## Goal
Transcribe the data in full and exactly, omitting any pictures.

## Provided data
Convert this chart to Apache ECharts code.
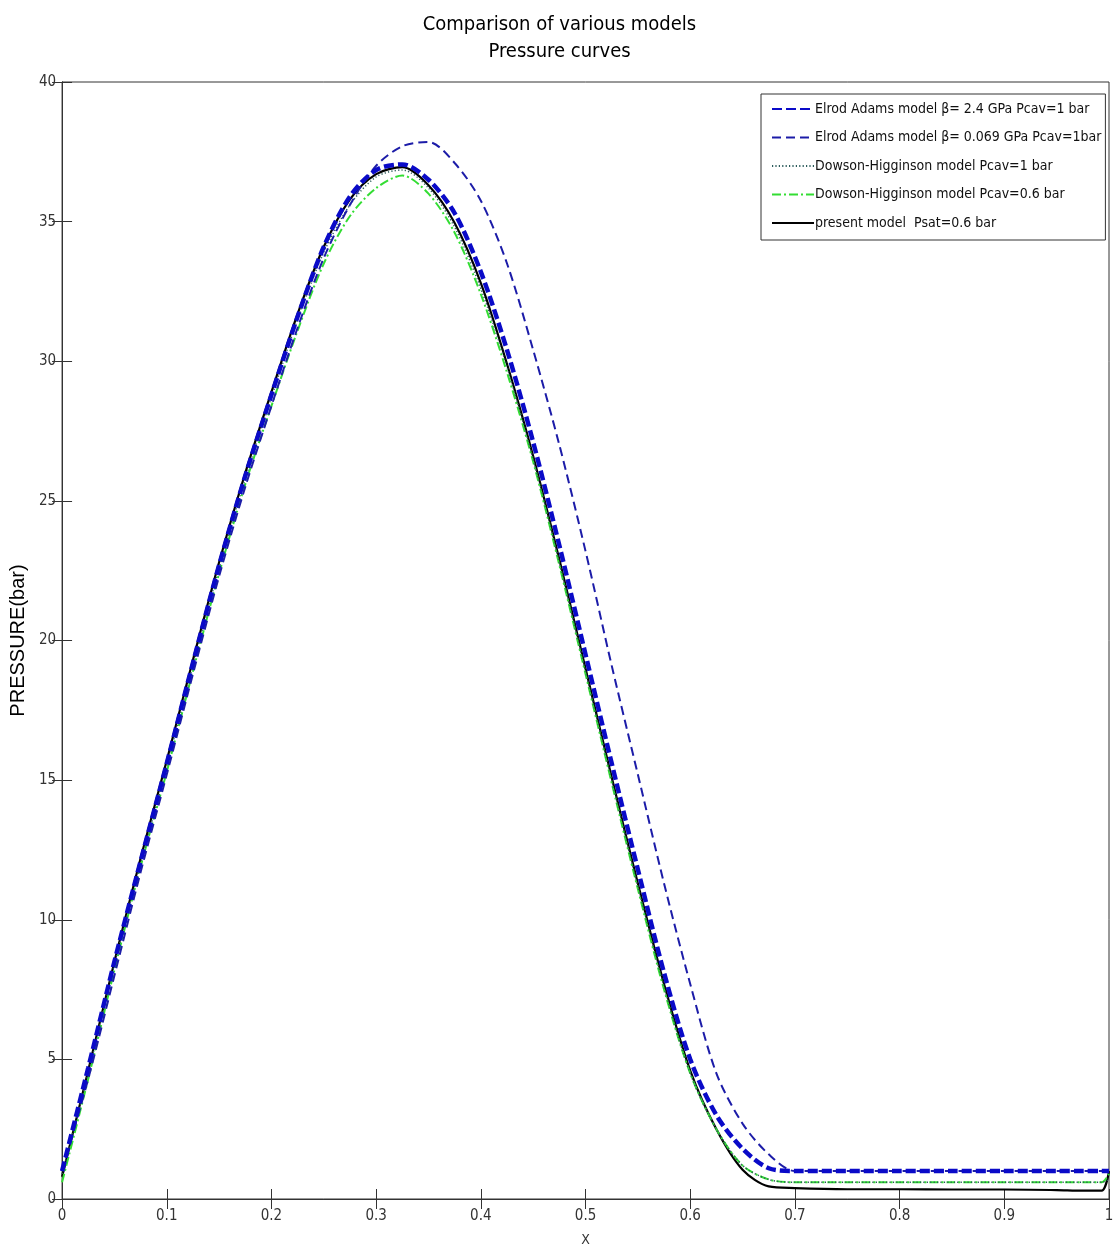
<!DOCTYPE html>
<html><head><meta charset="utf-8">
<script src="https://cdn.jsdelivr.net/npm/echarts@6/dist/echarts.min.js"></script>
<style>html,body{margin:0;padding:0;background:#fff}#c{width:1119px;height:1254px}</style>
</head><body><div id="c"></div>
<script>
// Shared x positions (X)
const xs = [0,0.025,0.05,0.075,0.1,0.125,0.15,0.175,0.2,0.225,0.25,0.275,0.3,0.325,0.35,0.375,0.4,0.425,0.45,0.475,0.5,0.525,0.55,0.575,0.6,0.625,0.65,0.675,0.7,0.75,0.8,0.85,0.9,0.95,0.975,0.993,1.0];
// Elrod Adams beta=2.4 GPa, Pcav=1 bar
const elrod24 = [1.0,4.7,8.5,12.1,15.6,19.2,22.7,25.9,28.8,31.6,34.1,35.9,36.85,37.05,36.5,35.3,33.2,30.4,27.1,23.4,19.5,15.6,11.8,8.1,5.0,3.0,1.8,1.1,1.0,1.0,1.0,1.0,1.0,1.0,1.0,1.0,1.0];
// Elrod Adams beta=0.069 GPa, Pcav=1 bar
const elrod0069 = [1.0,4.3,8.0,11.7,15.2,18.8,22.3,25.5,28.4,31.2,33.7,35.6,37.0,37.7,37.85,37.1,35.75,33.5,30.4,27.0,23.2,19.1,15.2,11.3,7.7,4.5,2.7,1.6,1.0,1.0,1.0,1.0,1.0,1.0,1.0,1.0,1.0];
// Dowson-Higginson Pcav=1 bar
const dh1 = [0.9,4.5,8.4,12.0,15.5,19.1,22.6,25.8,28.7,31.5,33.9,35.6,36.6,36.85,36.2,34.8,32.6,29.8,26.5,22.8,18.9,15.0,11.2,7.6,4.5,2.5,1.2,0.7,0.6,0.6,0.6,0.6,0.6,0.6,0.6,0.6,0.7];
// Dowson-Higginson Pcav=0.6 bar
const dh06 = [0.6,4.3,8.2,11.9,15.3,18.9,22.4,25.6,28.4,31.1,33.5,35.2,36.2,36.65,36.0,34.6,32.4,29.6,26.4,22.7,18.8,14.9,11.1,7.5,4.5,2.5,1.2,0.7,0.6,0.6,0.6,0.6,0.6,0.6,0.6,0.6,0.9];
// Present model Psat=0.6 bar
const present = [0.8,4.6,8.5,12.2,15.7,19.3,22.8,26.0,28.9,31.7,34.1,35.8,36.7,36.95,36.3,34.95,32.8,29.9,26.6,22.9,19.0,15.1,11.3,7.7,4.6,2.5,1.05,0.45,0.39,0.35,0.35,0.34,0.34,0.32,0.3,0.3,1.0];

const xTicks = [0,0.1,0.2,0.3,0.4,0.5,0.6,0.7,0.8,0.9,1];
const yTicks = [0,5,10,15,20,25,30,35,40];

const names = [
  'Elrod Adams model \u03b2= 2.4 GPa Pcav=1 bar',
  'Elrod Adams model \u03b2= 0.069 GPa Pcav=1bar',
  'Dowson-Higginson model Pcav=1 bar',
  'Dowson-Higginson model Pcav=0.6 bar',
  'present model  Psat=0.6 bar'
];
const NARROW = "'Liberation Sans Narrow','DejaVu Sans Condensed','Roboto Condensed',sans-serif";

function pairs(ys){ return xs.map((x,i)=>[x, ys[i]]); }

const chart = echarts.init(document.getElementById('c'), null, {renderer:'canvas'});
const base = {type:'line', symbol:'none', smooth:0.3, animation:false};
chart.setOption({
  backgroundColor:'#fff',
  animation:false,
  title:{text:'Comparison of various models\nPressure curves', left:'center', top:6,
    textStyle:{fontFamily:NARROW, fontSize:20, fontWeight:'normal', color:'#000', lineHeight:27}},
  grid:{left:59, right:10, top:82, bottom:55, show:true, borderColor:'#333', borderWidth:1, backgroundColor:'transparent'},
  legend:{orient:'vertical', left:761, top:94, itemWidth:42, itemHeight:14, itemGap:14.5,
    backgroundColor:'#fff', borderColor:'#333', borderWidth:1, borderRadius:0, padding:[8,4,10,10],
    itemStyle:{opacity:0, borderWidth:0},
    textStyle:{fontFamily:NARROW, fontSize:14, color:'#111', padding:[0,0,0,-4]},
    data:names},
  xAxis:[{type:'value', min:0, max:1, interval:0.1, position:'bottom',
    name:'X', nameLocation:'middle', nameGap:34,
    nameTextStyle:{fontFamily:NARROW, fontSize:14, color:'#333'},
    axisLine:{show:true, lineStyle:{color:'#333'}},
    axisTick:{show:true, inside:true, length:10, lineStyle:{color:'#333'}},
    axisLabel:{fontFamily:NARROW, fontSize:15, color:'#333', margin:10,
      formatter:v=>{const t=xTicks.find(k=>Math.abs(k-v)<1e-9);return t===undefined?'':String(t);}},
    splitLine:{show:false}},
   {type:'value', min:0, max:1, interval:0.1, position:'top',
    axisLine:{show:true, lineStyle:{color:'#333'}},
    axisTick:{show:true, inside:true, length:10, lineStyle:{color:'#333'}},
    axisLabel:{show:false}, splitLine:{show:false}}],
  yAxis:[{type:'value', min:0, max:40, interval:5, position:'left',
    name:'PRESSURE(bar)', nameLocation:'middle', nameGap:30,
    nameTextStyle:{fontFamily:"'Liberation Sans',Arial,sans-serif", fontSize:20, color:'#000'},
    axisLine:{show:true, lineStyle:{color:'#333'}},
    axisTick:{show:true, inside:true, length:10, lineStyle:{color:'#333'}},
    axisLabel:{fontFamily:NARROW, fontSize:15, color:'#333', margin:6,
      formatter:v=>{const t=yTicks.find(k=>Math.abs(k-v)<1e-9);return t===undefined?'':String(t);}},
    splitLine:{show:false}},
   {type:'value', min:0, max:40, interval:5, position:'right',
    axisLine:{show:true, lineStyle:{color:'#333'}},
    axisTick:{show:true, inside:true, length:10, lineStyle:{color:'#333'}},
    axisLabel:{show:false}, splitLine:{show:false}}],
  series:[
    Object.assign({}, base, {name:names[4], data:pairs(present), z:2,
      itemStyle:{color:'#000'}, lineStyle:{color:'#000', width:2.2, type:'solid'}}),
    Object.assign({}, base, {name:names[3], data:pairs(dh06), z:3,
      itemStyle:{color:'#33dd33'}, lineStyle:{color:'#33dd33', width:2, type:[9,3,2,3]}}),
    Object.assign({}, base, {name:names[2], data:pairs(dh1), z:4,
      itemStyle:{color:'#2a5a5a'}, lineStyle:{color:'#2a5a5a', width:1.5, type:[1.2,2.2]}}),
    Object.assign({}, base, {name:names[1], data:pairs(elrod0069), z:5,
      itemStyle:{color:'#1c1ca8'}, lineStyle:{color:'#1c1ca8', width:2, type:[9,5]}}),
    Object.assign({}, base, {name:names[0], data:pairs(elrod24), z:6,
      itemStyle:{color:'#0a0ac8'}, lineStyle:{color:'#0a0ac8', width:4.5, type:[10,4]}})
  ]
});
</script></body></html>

## Answer to this problem
Convert this chart to Apache ECharts code.
<!DOCTYPE html>
<html><head><meta charset="utf-8">
<script src="https://cdn.jsdelivr.net/npm/echarts@6/dist/echarts.min.js"></script>
<style>html,body{margin:0;padding:0;background:#fff}#c{width:1119px;height:1254px}</style>
</head><body><div id="c"></div>
<script>
// Shared x positions (X)
const xs = [0,0.025,0.05,0.075,0.1,0.125,0.15,0.175,0.2,0.225,0.25,0.275,0.3,0.325,0.35,0.375,0.4,0.425,0.45,0.475,0.5,0.525,0.55,0.575,0.6,0.625,0.65,0.675,0.7,0.75,0.8,0.85,0.9,0.95,0.975,0.993,1.0];
// Elrod Adams beta=2.4 GPa, Pcav=1 bar
const elrod24 = [1.0,4.7,8.5,12.1,15.6,19.2,22.7,25.9,28.8,31.6,34.1,35.9,36.85,37.05,36.5,35.3,33.2,30.4,27.1,23.4,19.5,15.6,11.8,8.1,5.0,3.0,1.8,1.1,1.0,1.0,1.0,1.0,1.0,1.0,1.0,1.0,1.0];
// Elrod Adams beta=0.069 GPa, Pcav=1 bar
const elrod0069 = [1.0,4.3,8.0,11.7,15.2,18.8,22.3,25.5,28.4,31.2,33.7,35.6,37.0,37.7,37.85,37.1,35.75,33.5,30.4,27.0,23.2,19.1,15.2,11.3,7.7,4.5,2.7,1.6,1.0,1.0,1.0,1.0,1.0,1.0,1.0,1.0,1.0];
// Dowson-Higginson Pcav=1 bar
const dh1 = [0.9,4.5,8.4,12.0,15.5,19.1,22.6,25.8,28.7,31.5,33.9,35.6,36.6,36.85,36.2,34.8,32.6,29.8,26.5,22.8,18.9,15.0,11.2,7.6,4.5,2.5,1.2,0.7,0.6,0.6,0.6,0.6,0.6,0.6,0.6,0.6,0.7];
// Dowson-Higginson Pcav=0.6 bar
const dh06 = [0.6,4.3,8.2,11.9,15.3,18.9,22.4,25.6,28.4,31.1,33.5,35.2,36.2,36.65,36.0,34.6,32.4,29.6,26.4,22.7,18.8,14.9,11.1,7.5,4.5,2.5,1.2,0.7,0.6,0.6,0.6,0.6,0.6,0.6,0.6,0.6,0.9];
// Present model Psat=0.6 bar
const present = [0.8,4.6,8.5,12.2,15.7,19.3,22.8,26.0,28.9,31.7,34.1,35.8,36.7,36.95,36.3,34.95,32.8,29.9,26.6,22.9,19.0,15.1,11.3,7.7,4.6,2.5,1.05,0.45,0.39,0.35,0.35,0.34,0.34,0.32,0.3,0.3,1.0];

const xTicks = [0,0.1,0.2,0.3,0.4,0.5,0.6,0.7,0.8,0.9,1];
const yTicks = [0,5,10,15,20,25,30,35,40];

const names = [
  'Elrod Adams model \u03b2= 2.4 GPa Pcav=1 bar',
  'Elrod Adams model \u03b2= 0.069 GPa Pcav=1bar',
  'Dowson-Higginson model Pcav=1 bar',
  'Dowson-Higginson model Pcav=0.6 bar',
  'present model  Psat=0.6 bar'
];
const NARROW = "'Liberation Sans Narrow','DejaVu Sans Condensed','Roboto Condensed',sans-serif";

function pairs(ys){ return xs.map((x,i)=>[x, ys[i]]); }

const chart = echarts.init(document.getElementById('c'), null, {renderer:'canvas'});
const base = {type:'line', symbol:'none', smooth:0.3, animation:false};
chart.setOption({
  backgroundColor:'#fff',
  animation:false,
  title:{text:'Comparison of various models\nPressure curves', left:'center', top:6,
    textStyle:{fontFamily:NARROW, fontSize:20, fontWeight:'normal', color:'#000', lineHeight:27}},
  grid:{left:59, right:10, top:82, bottom:55, show:true, borderColor:'#333', borderWidth:1, backgroundColor:'transparent'},
  legend:{orient:'vertical', left:761, top:94, itemWidth:42, itemHeight:14, itemGap:14.5,
    backgroundColor:'#fff', borderColor:'#333', borderWidth:1, borderRadius:0, padding:[8,4,10,10],
    itemStyle:{opacity:0, borderWidth:0},
    textStyle:{fontFamily:NARROW, fontSize:14, color:'#111', padding:[0,0,0,-4]},
    data:names},
  xAxis:[{type:'value', min:0, max:1, interval:0.1, position:'bottom',
    name:'X', nameLocation:'middle', nameGap:34,
    nameTextStyle:{fontFamily:NARROW, fontSize:14, color:'#333'},
    axisLine:{show:true, lineStyle:{color:'#333'}},
    axisTick:{show:true, inside:true, length:10, lineStyle:{color:'#333'}},
    axisLabel:{fontFamily:NARROW, fontSize:15, color:'#333', margin:10,
      formatter:v=>{const t=xTicks.find(k=>Math.abs(k-v)<1e-9);return t===undefined?'':String(t);}},
    splitLine:{show:false}},
   {type:'value', min:0, max:1, interval:0.1, position:'top',
    axisLine:{show:true, lineStyle:{color:'#333'}},
    axisTick:{show:true, inside:true, length:10, lineStyle:{color:'#333'}},
    axisLabel:{show:false}, splitLine:{show:false}}],
  yAxis:[{type:'value', min:0, max:40, interval:5, position:'left',
    name:'PRESSURE(bar)', nameLocation:'middle', nameGap:30,
    nameTextStyle:{fontFamily:"'Liberation Sans',Arial,sans-serif", fontSize:20, color:'#000'},
    axisLine:{show:true, lineStyle:{color:'#333'}},
    axisTick:{show:true, inside:true, length:10, lineStyle:{color:'#333'}},
    axisLabel:{fontFamily:NARROW, fontSize:15, color:'#333', margin:6,
      formatter:v=>{const t=yTicks.find(k=>Math.abs(k-v)<1e-9);return t===undefined?'':String(t);}},
    splitLine:{show:false}},
   {type:'value', min:0, max:40, interval:5, position:'right',
    axisLine:{show:true, lineStyle:{color:'#333'}},
    axisTick:{show:true, inside:true, length:10, lineStyle:{color:'#333'}},
    axisLabel:{show:false}, splitLine:{show:false}}],
  series:[
    Object.assign({}, base, {name:names[4], data:pairs(present), z:2,
      itemStyle:{color:'#000'}, lineStyle:{color:'#000', width:2.2, type:'solid'}}),
    Object.assign({}, base, {name:names[3], data:pairs(dh06), z:3,
      itemStyle:{color:'#33dd33'}, lineStyle:{color:'#33dd33', width:2, type:[9,3,2,3]}}),
    Object.assign({}, base, {name:names[2], data:pairs(dh1), z:4,
      itemStyle:{color:'#2a5a5a'}, lineStyle:{color:'#2a5a5a', width:1.5, type:[1.2,2.2]}}),
    Object.assign({}, base, {name:names[1], data:pairs(elrod0069), z:5,
      itemStyle:{color:'#1c1ca8'}, lineStyle:{color:'#1c1ca8', width:2, type:[9,5]}}),
    Object.assign({}, base, {name:names[0], data:pairs(elrod24), z:6,
      itemStyle:{color:'#0a0ac8'}, lineStyle:{color:'#0a0ac8', width:4.5, type:[10,4]}})
  ]
});
</script></body></html>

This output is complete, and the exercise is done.